How do you charge an electric vehicle? You might think it is as simple as just plugging it into a wall. But, for an owner to get the most out of an electric vehicle, it requires more than a 110-volt AC wall socket. For an electric vehicle to recharge rapidly, it requires more power, and in a different format.
The secret to any charging or rapid charging station is taking alternating current (AC) and converting it to direct current (DC). Most electric vehicles can convert AC to DC, but they can’t handle much power. AC electricity is excellent for sending power over long distances, but it is not great for charging batteries.

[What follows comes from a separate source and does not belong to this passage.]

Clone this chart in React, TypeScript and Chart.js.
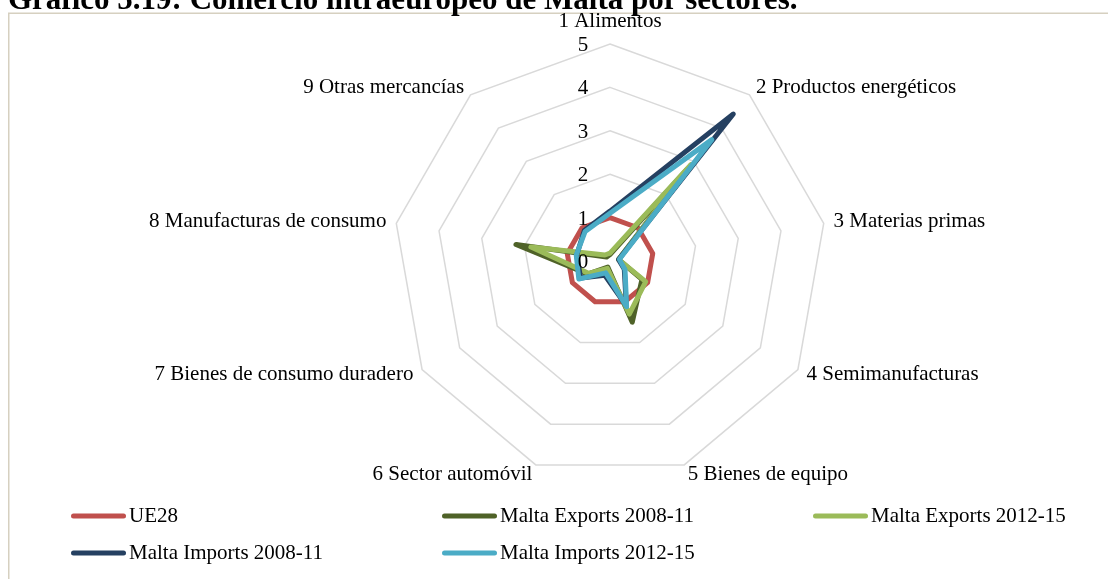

DC power is great for charging batteries, but it can’t travel long distances through power lines.
The charging cable or adapter that comes with most electric vehicles is like using a space-saver spare tire. It can get a customer where they need to go, but it can be inconvenient. With these types of chargers, it might take eight to 10 hours to get a full charge. And, forget about a quick top-up to give you enough range.

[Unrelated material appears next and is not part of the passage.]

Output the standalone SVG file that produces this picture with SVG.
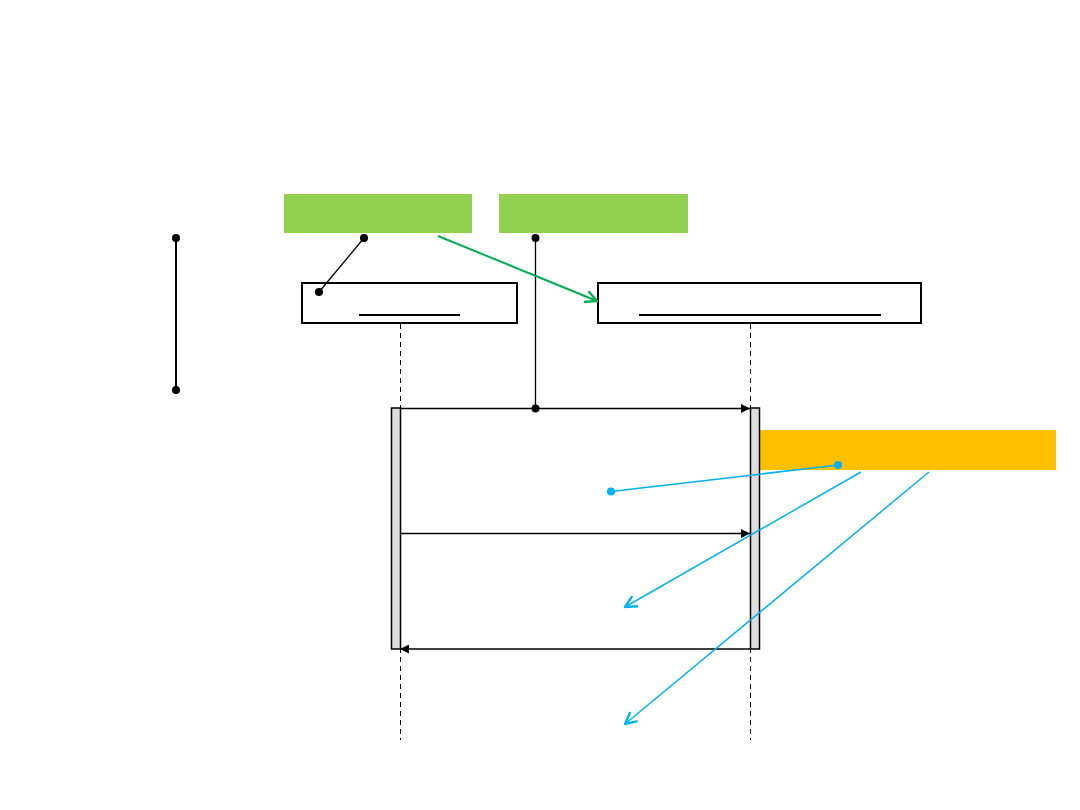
<svg xmlns="http://www.w3.org/2000/svg" width="1080" height="810" viewBox="0 0 1080 810">
<style>
.obj{fill:#fff;stroke:#000;stroke-width:2}
.ul{stroke:#000;stroke-width:2}
.life{stroke:#000;stroke-width:1;stroke-dasharray:5,4}
.act{fill:#DDDDDD;stroke:#000;stroke-width:1.5}
.msg{stroke:#000;stroke-width:1.3;fill:none}
.blue{stroke:#00B0F0;stroke-width:1.5;fill:none}
.dot{fill:#000}
.bdot{fill:#00B0F0}
</style>
<defs>
<marker id="fa" viewBox="0 0 10 10" refX="10" refY="5" markerWidth="9" markerHeight="9" markerUnits="userSpaceOnUse" orient="auto"><path d="M0,0 L10,5 L0,10 Z" fill="#000"/></marker>
<marker id="ga" viewBox="0 0 12 12" refX="11" refY="6" markerWidth="14" markerHeight="14" markerUnits="userSpaceOnUse" orient="auto"><path d="M1,1 L11,6 L1,11" fill="none" stroke="#00B050" stroke-width="2"/></marker>
<marker id="ba" viewBox="0 0 12 12" refX="11" refY="6" markerWidth="14" markerHeight="14" markerUnits="userSpaceOnUse" orient="auto"><path d="M1,1 L11,6 L1,11" fill="none" stroke="#00B0F0" stroke-width="2"/></marker>
</defs>
<rect width="1080" height="810" fill="#fff"/>
<g id="note-green-1"><rect x="284" y="194" width="188" height="39" fill="#92D050"/></g>
<g id="note-green-2"><rect x="499" y="194" width="189" height="39" fill="#92D050"/></g>
<g id="note-orange"><rect x="760" y="430" width="296" height="40" fill="#FFC000"/></g>
<g id="lifelines">
<line class="life" x1="400.5" y1="324" x2="400.5" y2="740"/>
<line class="life" x1="750.5" y1="324" x2="750.5" y2="740"/>
</g>
<g id="object-a"><rect class="obj" x="302" y="283" width="215" height="40"/><line class="ul" x1="359" y1="315" x2="460" y2="315"/></g>
<g id="object-b"><rect class="obj" x="598" y="283" width="323" height="40"/><line class="ul" x1="639" y1="315" x2="881" y2="315"/></g>
<g id="activation-a"><rect class="act" x="391.5" y="408" width="9" height="241"/></g>
<g id="activation-b"><rect class="act" x="750.5" y="408" width="9" height="241"/></g>
<g id="scale"><line x1="176" y1="238" x2="176" y2="390" stroke="#000" stroke-width="2"/><circle class="dot" cx="176" cy="238" r="4"/><circle class="dot" cx="176" cy="390" r="4"/></g>
<g id="connectors">
<line class="msg" x1="401" y1="408.5" x2="750" y2="408.5" marker-end="url(#fa)"/>
<line class="msg" x1="401" y1="533.5" x2="750" y2="533.5" marker-end="url(#fa)"/>
<line class="msg" x1="750" y1="649" x2="400" y2="649" marker-end="url(#fa)"/>
<line x1="364" y1="238" x2="319" y2="292" stroke="#000" stroke-width="1.3"/>
<circle class="dot" cx="364" cy="238" r="4"/>
<circle class="dot" cx="319" cy="292" r="4"/>
<line x1="535.5" y1="238" x2="535.5" y2="408" stroke="#000" stroke-width="1.3"/>
<circle class="dot" cx="535.5" cy="238" r="4"/>
<circle class="dot" cx="535.5" cy="408.5" r="4"/>
<line x1="438" y1="236" x2="597" y2="301" stroke="#00B050" stroke-width="2" marker-end="url(#ga)"/>
<line class="blue" x1="838" y1="465" x2="611" y2="491.5"/>
<circle class="bdot" cx="838" cy="465" r="4"/>
<circle class="bdot" cx="611" cy="491.5" r="4"/>
<line class="blue" x1="861" y1="472" x2="625" y2="607" marker-end="url(#ba)"/>
<line class="blue" x1="929" y1="472" x2="625" y2="724" marker-end="url(#ba)"/>
</g>
</svg>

Rapid charging stations can quickly charge a battery in just a few hours using DC power. If you need a little more range, these chargers can add 20-30% of a charge in 20 minutes.
This is where things are getting complicated. The Society of Automotive Engineers (SAE) worked together to develop the standard J1772 connector that can handle level 1 (110-volt) and level 2 (220-volt) charging. With two additional connectors, the J1772 connector can handle DC power. Most electric vehicles use this type of connector, except for Tesla. Tesla superchargers use a proprietary connector and interface so other electric vehicles can’t use the charging points. But, that is now changing.
In a July 2021 tweet, Elon Musk announced:
“We created our own connector, as there was no standard back then & Tesla was only maker of long-range electric cars. It’s one fairly slim connector for both low & high power charging. That said, we’re making our Supercharger network open to other EVs later this year.”
This would open almost 1,000 charging points for all-electric vehicles. However, it is still unclear how Tesla plans to give Tesla owners priority over other vehicles.
Stellantis announced this month it is working with Electrify America to build Jeep-branded level-two charging stations at the trailheads for Moab, Rubicon and Big Bear. The stations will support the Jeep 4xe plug-in hybrid. The charging stations will either be directly connected to the power grid or use solar power to generate electricity. Also in July, both Ford and GM announced partnerships for Class 2 and DC charging stations to assist fleet customers who are adopting electrification.
What does this mean for the aftermarket? The market for cables and adapters will grow as more electric vehicles are sold and charging points are installed. Also, as the used electric vehicle market heats up, second and third owners will be looking for chargers and adapters for both home and work.